Oak Park and River Forest High School is proposing that local groups using its facilities be charged a $10-per-participant fee for practice time and also charging groups when OPRF personnel are used during those times.

OPRF has being trying to fix its rental fee structure after some local groups complained that the current structure resulted in skyrocketing costs on their end. The $10 per-person charge was part of a recommended change the school proposed earlier this fall after talking with some of those groups. The high school would also waive the hourly rental charges to those groups for events.

Among the feeder groups that use OPRF’s facilities are the Little Huskies Youth Wrestling Team and Strikers soccer program. Coaches and supporters from some groups, including the Little Huskies, complained loudly and publicly about the fee structure that went into effect for the 2010-2011 school year.

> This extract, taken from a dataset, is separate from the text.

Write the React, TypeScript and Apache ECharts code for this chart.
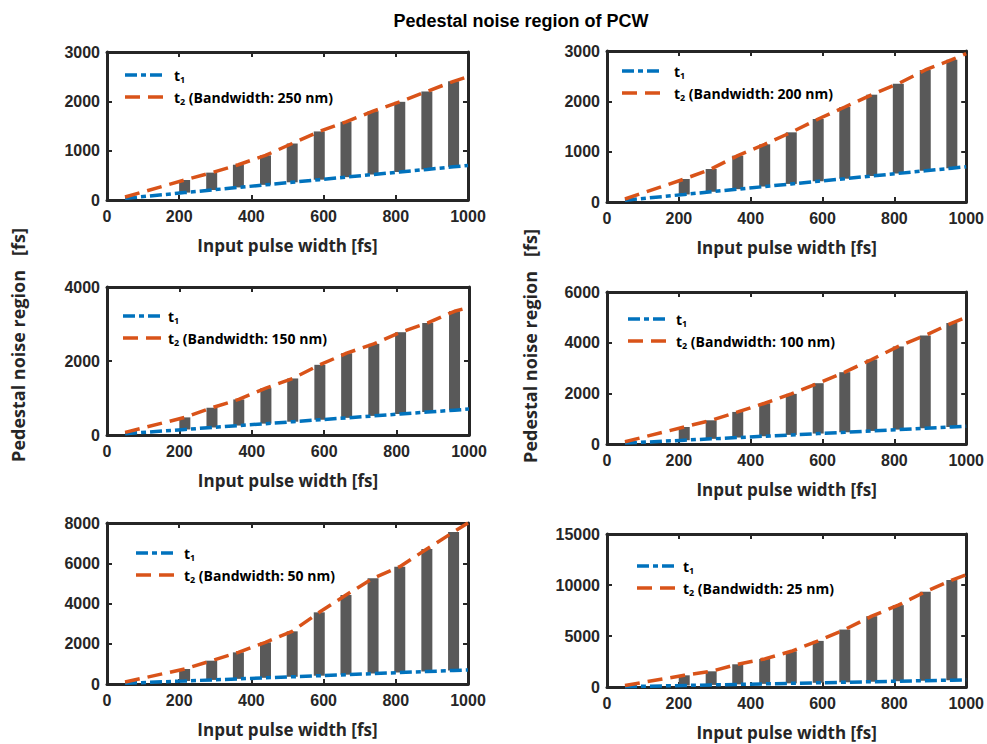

Under the high school’s recommendation, the Little Huskies, for instance, would now pay roughly $2,900 for its 100 kids. That’s well below what that group coughed up last year: nearly $14,000.

After complaints were voiced at an August school board meeting, trustees directed the administration to consider changes to the fee structure. The school board in spring 2010 had revised the rental fee policy to include the higher fee structure, which was implemented last fall. But school board members admitted it wasn’t thoroughly thought out with respect to how it would impact local groups.

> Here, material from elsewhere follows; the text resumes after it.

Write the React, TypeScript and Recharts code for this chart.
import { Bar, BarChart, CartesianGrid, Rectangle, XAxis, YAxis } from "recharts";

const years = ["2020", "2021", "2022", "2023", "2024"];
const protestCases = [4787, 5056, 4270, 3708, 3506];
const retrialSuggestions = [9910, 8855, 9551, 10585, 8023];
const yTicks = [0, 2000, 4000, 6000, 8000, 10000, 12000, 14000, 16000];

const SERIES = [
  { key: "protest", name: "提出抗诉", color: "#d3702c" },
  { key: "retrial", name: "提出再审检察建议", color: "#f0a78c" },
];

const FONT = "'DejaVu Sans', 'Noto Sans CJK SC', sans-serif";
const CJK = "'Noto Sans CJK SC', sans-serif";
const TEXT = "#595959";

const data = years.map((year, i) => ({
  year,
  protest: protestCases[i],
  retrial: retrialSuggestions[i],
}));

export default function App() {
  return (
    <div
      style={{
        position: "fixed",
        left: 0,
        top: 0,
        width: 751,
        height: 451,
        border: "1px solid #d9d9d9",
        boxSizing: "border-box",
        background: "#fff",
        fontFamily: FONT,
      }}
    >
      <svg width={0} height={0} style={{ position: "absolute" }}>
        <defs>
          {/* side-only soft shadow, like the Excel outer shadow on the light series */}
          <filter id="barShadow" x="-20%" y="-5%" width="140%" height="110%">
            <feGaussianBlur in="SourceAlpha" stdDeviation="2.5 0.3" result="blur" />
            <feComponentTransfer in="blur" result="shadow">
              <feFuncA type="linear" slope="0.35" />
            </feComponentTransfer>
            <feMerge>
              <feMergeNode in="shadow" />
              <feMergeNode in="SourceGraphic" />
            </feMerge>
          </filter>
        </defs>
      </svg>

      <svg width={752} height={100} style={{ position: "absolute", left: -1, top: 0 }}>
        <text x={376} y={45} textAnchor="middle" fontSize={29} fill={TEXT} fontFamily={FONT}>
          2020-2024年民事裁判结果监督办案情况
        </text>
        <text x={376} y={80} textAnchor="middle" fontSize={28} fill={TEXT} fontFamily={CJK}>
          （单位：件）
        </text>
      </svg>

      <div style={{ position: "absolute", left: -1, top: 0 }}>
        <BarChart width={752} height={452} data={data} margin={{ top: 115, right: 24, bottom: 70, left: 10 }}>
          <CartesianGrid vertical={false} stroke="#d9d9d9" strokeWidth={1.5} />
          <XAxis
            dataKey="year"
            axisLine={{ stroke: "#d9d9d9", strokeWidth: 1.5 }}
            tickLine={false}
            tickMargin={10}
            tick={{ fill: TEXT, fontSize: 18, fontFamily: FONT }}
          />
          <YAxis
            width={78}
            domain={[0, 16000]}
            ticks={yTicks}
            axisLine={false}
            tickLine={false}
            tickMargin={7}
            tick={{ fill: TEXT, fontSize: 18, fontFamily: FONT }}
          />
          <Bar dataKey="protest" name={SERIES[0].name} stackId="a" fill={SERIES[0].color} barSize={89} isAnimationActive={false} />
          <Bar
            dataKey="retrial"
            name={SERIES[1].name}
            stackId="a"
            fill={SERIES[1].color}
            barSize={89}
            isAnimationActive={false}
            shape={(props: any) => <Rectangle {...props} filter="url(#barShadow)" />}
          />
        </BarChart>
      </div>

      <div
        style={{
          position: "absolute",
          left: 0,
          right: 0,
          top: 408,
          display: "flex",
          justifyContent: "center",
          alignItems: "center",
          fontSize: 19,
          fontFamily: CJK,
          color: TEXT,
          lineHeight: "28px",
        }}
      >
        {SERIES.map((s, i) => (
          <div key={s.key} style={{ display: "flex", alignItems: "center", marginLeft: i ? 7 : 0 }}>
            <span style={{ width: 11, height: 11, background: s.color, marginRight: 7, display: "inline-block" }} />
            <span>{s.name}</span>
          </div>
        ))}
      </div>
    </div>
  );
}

Cheryl Witham, OPRF’s chief financial officer, said the school modified the structure after talking with some feeder groups. But she explained that the high school incurs costs when outside groups use campus facilities and athletic fields, including overtime for staff who are needed at some of those events. She said some of the feeder groups asked for a per-participant fee similar to the Park District of Oak Park’s rental structure.

Speaking to the District 200 school board at their Sept. 27 meeting, Witham said the high school compared their fee structure with other school districts nationally, and OPRF is below the national average.

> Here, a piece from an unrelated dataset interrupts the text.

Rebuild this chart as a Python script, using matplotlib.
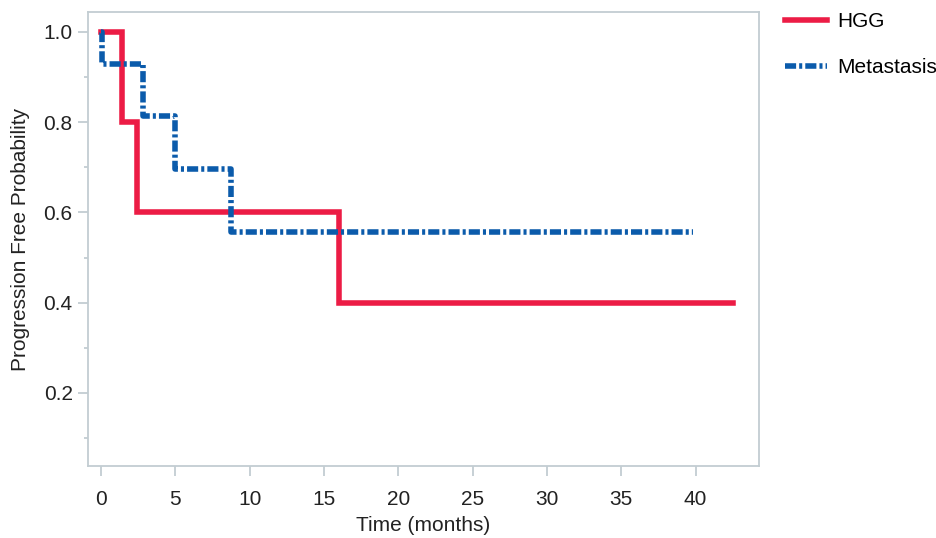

“This is the proposal that we thought mined the district’s finances [and] meets the needs of different individual groups we spoke to. Some of them aren’t complaining at all. They didn’t come to us,” she said.

Witham added that high school facilities are used year-round, and because the demand is so high, OPRF has a full-time facility rental coordinator on staff.

The school board did not take action on the recommendation on Sept. 27, but the fee is among the action items at the board’s meeting on Thursday, Oct. 13.

Amy McCormack, a school board member and co-chair of its finance committee, added that the board’s facilities rental policy needed some long-term and short-term rethinking.

“Right now, the way the policy reads, it’s really not going to address even our short-term concerns for feeder space and pricing,” she said. “But there may be a longer-term solution that we really need to explore more in greater detail.”